-------- PROVIDED RECORDS --------

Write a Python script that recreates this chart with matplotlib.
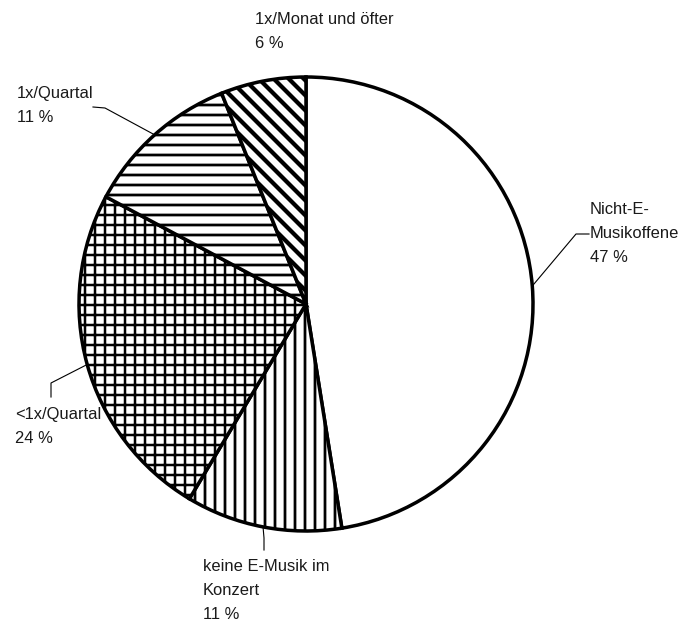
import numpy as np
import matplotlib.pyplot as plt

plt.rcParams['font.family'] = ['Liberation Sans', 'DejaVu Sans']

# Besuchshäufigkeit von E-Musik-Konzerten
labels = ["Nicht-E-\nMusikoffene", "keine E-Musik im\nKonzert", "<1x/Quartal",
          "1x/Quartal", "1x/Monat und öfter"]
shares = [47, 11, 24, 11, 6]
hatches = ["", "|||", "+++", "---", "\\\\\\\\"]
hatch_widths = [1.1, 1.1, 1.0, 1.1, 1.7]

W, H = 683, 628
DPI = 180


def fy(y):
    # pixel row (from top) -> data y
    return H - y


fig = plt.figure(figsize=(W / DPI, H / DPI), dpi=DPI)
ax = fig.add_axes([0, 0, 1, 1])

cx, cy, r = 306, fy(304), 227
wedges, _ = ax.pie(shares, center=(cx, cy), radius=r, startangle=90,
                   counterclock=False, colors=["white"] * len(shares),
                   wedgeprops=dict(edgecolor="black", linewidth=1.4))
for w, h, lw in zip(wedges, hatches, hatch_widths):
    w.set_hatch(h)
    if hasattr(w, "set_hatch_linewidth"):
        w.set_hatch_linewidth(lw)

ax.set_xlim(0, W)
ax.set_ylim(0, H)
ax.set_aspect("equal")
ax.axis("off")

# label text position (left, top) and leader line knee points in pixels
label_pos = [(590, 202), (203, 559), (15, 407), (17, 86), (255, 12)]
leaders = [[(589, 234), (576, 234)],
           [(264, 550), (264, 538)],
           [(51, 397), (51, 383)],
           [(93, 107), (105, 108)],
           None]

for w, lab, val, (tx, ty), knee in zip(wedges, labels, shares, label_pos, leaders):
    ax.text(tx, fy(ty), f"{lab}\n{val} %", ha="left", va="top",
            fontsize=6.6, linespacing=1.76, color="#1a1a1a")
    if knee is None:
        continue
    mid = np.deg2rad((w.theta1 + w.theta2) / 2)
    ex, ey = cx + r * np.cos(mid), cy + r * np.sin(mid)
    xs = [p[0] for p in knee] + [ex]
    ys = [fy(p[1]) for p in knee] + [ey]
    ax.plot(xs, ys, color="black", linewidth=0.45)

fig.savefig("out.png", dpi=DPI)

--------
-------- PROVIDED RECORDS --------

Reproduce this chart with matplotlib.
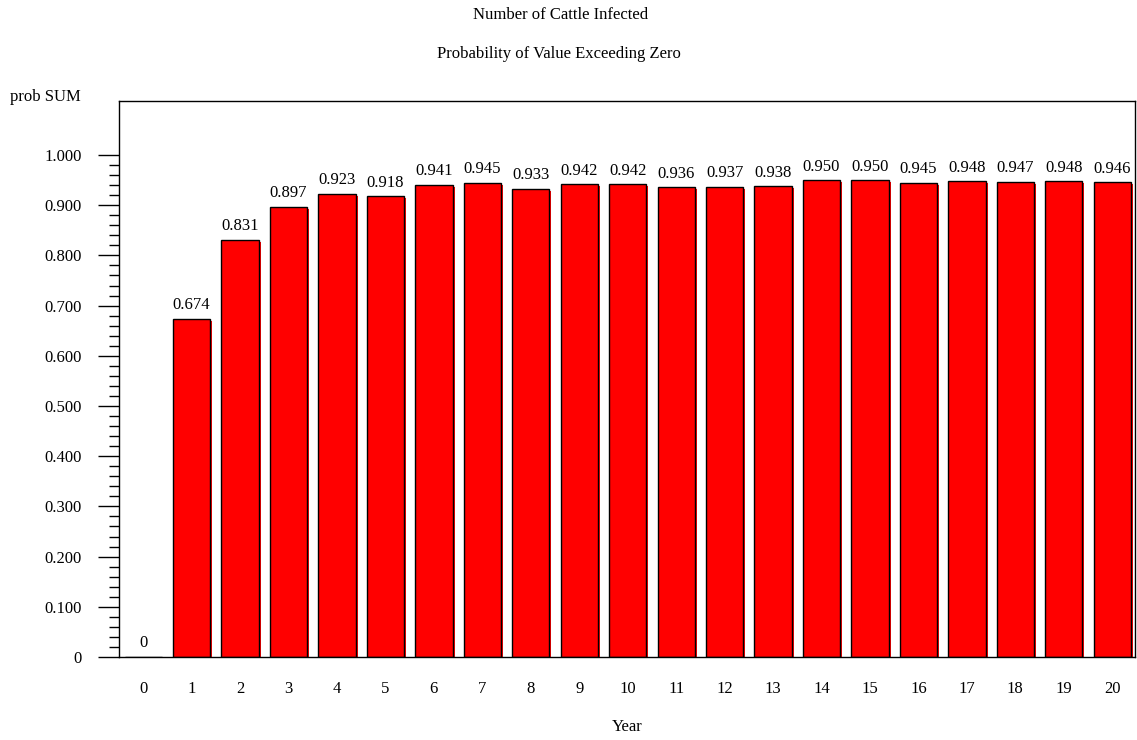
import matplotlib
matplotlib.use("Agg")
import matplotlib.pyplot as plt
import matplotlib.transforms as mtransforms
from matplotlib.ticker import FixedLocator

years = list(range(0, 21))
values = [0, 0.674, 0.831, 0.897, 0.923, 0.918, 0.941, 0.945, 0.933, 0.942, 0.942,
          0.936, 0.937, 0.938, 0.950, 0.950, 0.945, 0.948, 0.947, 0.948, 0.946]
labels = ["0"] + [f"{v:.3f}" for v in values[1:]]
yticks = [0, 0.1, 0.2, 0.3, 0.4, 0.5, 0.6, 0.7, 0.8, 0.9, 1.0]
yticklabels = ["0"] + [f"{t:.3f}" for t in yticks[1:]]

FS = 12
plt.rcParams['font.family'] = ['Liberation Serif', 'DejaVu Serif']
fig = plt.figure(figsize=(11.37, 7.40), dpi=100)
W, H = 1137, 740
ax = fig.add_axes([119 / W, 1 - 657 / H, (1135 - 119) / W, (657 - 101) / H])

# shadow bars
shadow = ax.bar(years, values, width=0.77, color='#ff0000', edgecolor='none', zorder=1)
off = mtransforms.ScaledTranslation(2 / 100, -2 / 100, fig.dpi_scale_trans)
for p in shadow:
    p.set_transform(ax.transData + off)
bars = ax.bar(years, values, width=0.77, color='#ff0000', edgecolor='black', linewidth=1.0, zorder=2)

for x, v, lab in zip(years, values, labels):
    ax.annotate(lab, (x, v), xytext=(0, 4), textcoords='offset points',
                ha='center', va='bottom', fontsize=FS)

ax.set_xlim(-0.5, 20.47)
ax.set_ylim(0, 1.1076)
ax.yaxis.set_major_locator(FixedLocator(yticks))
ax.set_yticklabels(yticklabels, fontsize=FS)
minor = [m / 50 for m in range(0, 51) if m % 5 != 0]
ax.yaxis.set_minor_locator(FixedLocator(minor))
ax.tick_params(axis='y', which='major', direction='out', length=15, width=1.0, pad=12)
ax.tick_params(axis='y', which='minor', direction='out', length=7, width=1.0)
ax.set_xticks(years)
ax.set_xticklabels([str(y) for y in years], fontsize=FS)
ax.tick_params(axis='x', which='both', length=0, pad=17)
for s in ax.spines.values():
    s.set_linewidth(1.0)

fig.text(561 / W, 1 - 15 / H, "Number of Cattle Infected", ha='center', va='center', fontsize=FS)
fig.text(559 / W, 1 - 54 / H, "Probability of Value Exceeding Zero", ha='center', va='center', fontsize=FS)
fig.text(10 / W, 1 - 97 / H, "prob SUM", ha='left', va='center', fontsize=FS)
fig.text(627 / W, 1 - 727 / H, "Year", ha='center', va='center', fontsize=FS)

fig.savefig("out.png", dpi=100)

--------
-------- PROVIDED RECORDS --------

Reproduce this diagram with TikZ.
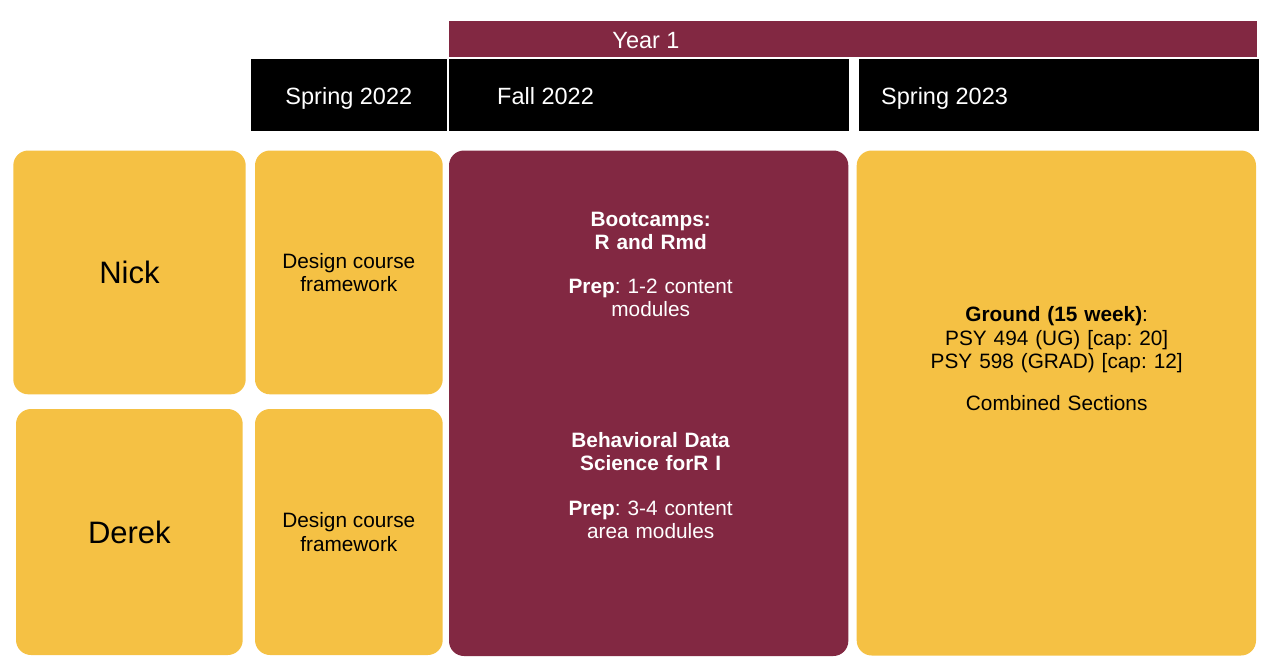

--------

EXERCISE - Copy exactly the part of the material above that opens with the line containing "Reproduce this chart with matplotlib." and closes with the line containing "ax = fig.add_axes([119", ends included. Drop the images.

THE ANSWER -
Reproduce this chart with matplotlib.
import matplotlib
matplotlib.use("Agg")
import matplotlib.pyplot as plt
import matplotlib.transforms as mtransforms
from matplotlib.ticker import FixedLocator

years = list(range(0, 21))
values = [0, 0.674, 0.831, 0.897, 0.923, 0.918, 0.941, 0.945, 0.933, 0.942, 0.942,
          0.936, 0.937, 0.938, 0.950, 0.950, 0.945, 0.948, 0.947, 0.948, 0.946]
labels = ["0"] + [f"{v:.3f}" for v in values[1:]]
yticks = [0, 0.1, 0.2, 0.3, 0.4, 0.5, 0.6, 0.7, 0.8, 0.9, 1.0]
yticklabels = ["0"] + [f"{t:.3f}" for t in yticks[1:]]

FS = 12
plt.rcParams['font.family'] = ['Liberation Serif', 'DejaVu Serif']
fig = plt.figure(figsize=(11.37, 7.40), dpi=100)
W, H = 1137, 740
ax = fig.add_axes([119 / W, 1 - 657 / H, (1135 - 119) / W, (657 - 101) / H])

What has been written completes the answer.